FRANK APPROACH: After Nearly Three Years, UW-Stout Chancellor Gets Official Welcome
special event, delayed by pandemic, held to honor Katherine Frank
Jerry Poling / UW-Stout Communications |
Almost three years after she became chancellor, Katherine Frank was officially welcomed as the eighth and first female leader in the 131-year history of UW-Stout on Oct. 14 with a special celebration.
In her address at the Great Hall of the Memorial Student Center, Frank highlighted the university’s goal of continuous improvement, and the important roles women have played throughout university history and how they continue to do so with the announcement of three major donations.
The investiture was delayed because of the pandemic, and the unexpected challenges heaped upon — and met by — Frank and the university were duly noted by many of the speakers. “Katherine has been a calm and steady leader. It seems she was made for this moment,” said Jay Rothman, UW System president.
Yet, the speakers also looked beyond the immediate demands Frank faced to the core of what makes UW-Stout Wisconsin’s Polytechnic University, as did Frank. “Today these speakers celebrated what we do really well at Stout. We are committed to quality and continuous improvement,” she said.
Since its founding in 1891 as a hands-on training school, UW-Stout has combined a comprehensive liberal arts education with applied learning, a career focus, and collaboration with business and industry. Those enduring tenets and a new FOCUS2030 strategic plan forged during the pandemic have guided Frank and the university community.
“To do at Stout is in our DNA, from our earliest beginnings, and it resonates loudly today throughout our campus in our programs and through the success of our graduates,” she said.
“Our success not only depends on the commitment and hard work of our university community, but also on the commitment of our surrounding community and our many partners who are so essential to the complete Stout learning experience.”
To do at Stout is in our DNA, from our earliest beginnings, and it resonates loudly today throughout our campus in our programs and through the success of our graduates.
Accomplishments led by Frank during her challenging first years include a new Enrollment and Strategic Initiatives (ESI) unit and a new Equity, Diversity and Inclusion (EDI) office to address the shifting landscape in higher education — along with the new strategic plan.
The ESI and EDI initiatives “are tied directly to our new strategic plan and to date have involved an institutional restructuring, hiring of executive level leadership, and dedication of the resources necessary for the university to invest in the work that is essential to support change and progress,” she said.
During her address, Frank announced more university progress. She told the stories of donors making three new gifts in the last month totaling $3.1 million. The gifts, Frank noted in keeping with a theme of female leadership from her address, are from a female alum, in honor of a female alum, and from the wife of an alum.
“It is not lost on me that this year we celebrate 50 years since the enactment of Title IX, and I stand before you as the first female chancellor of UW-Stout about to recognize the role that women have played in the past, present, and future of Stout,” she said.

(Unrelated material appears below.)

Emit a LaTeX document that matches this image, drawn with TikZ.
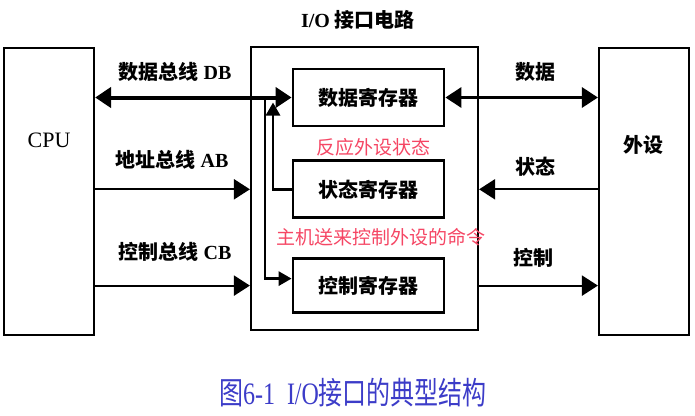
\documentclass[tikz,border=0pt]{standalone}
\usepackage{fontspec}
\setmainfont{Liberation Serif}
\newfontfamily\cjk{Noto Sans CJK SC}
\usetikzlibrary{arrows.meta, positioning, calc}
\usepackage{xcolor}
\definecolor{notecolor}{RGB}{245,70,100}
\definecolor{captioncolor}{RGB}{60,60,200}
\newcommand{\zh}[1]{{\cjk #1}}

\begin{document}
\begin{tikzpicture}[
    x=1pt, y=-1pt,
    unit/.style={rectangle, draw, line width=2.2pt, minimum width=90pt, minimum height=287pt, inner sep=0pt},
    reg/.style={rectangle, draw, line width=2.8pt, minimum width=151pt, minimum height=57pt, font=\bfseries\fontsize{20}{20}\selectfont},
    busname/.style={inner sep=0pt, font=\bfseries\fontsize{20}{20}\selectfont},
    note/.style={inner sep=0pt, text=notecolor, font=\cjk\fontsize{19}{19}\selectfont},
    bus/.style={line width=2.2pt, >={Triangle[length=16pt,width=20pt]}},
    link/.style={line width=2.8pt, >={Triangle[length=13pt,width=14pt]}},
    node distance=32pt
]
    \useasboundingbox (0,0) rectangle (695,415);

    % CPU
    \node[unit] (cpu) at (49,191.5) {};
    \node[font=\fontsize{22}{22}\selectfont] (cpulbl) at (49,140) {CPU};

    % I/O interface
    \node[rectangle, draw, line width=2.2pt, minimum width=227pt, minimum height=283pt] (io) at (364.5,188.5) {};
    \node[busname] (iolbl) at (358,20) {I/O \zh{接口电路}};
    \node[reg] (datareg) at (368.5,97.5) {\zh{数据寄存器}};
    \node[reg, below=of datareg] (statreg) {\zh{状态寄存器}};
    \node[reg, minimum height=54pt, below=38pt of statreg] (ctrlreg) {\zh{控制寄存器}};
    \node[note] (statnote) at (373,147) {反应外设状态};
    \node[note] (cmdnote) at (381,237) {主机送来控制外设的命令};

    % Peripheral
    \node[unit] (dev) at (644,191.5) {};
    \node[busname] (devlbl) at (643,145) {\zh{外设}};

    % Bus labels
    \node[busname] (dblbl) at (175,72) {\zh{数据总线} DB};
    \node[busname] (ablbl) at (172,160) {\zh{地址总线} AB};
    \node[busname] (cblbl) at (175,252) {\zh{控制总线} CB};
    \node[busname] (datalbl) at (535,72) {\zh{数据}};
    \node[busname] (statlbl) at (535,167) {\zh{状态}};
    \node[busname] (ctrllbl) at (533,258) {\zh{控制}};

    % CPU side buses
    \draw[bus, <->, line width=4pt] (cpu.east |- datareg.west) -- (datareg.west);
    \draw[bus, ->] (cpu.east |- statreg.west) -- (io.west |- statreg.west);
    \draw[bus, ->] (cpu.east |- ctrlreg.west) -- (io.west |- ctrlreg.west);

    % Inside the interface
    \coordinate (tap) at (265,0);
    \coordinate (fb) at (273,0);
    \draw[link, ->] (tap |- datareg.west) |- ([yshift=7pt]ctrlreg.west);
    \draw[link, ->] (statreg.west) -| ($(fb |- datareg.west)+(0,5)$);

    % Peripheral side
    \draw[bus, <->, line width=3.2pt] (datareg.east) -- (dev.west |- datareg.east);
    \draw[bus, ->] (dev.west |- statreg.east) -- (io.east |- statreg.east);
    \draw[bus, ->] (io.east |- ctrlreg.east) -- (dev.west |- ctrlreg.east);

    % Caption
    \node[text=captioncolor, font=\fontsize{24}{24}\selectfont, yscale=1.3] (caption) at (353,393) {\zh{图}6-1\ \ I/O\zh{接口的典型结构}};
\end{tikzpicture}
\end{document}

“More often than not, the history of our institution is masculinized; while, in fact, our foundational programs included early childhood education, domestic science (home economics), and manual training,” Frank added. “Women’s education is part of the foundation of this institution, and women leaders have helped to build our present and future.”
Frank also unveiled a new university mark that will be phased into branding efforts starting in 2023.
Rothman is impressed with the institutional progress at UW-Stout since 2020 despite the pandemic challenges. “It is extraordinary, actually, what she has accomplished. Katherine, it may have seemed like a trial by fire when you first arrived, but the promise and purpose of UW-Stout are burning brightly for all to see,” Rothman said.
With a Ph.D. in English and having started her higher education career as an English professor, Frank addressed how her background is a good fit at a polytechnic university.
“I bring a different perspective, a different lens through which we can examine these shared educational values and pedagogical preferences and work together towards continuous improvement,” she said.
“I have learned much during the past three years at Stout. I have been reminded that you can do anything you want to do with an English major and that being the first female leader of this institution does matter for many reasons, and especially in honor of those women whose stories have helped to shape Stout as well as for the future of this institution, our ongoing commitment to inclusivity, and for all of the graduates who will continue to add to the larger Stout story.”
Frank acknowledged family, her husband, Joe Dvorsky, and parents, Kris and Randy Frank, all of whom were in attendance. The value of education was instilled throughout her childhood. “From the first public library card to college, education was non-negotiable and along with it the responsibility to apply it wisely,” she said.
Her job has been made easier, she said, because of a dedicated and Stout Proud community of students, faculty, staff, alumni and external partners. “You make the magic happen. Thank you for your belief in and love of Stout.”
The UW-Stout bells rang across campus with a special celebration peal at 1:08 p.m. Friday to mark the official welcome of the eighth leader in UW-Stout’s history.
The investiture, including campus events held throughout the week, was funded through the generous support of the Stout University Foundation. No taxpayer or tuition funds were used for the celebration.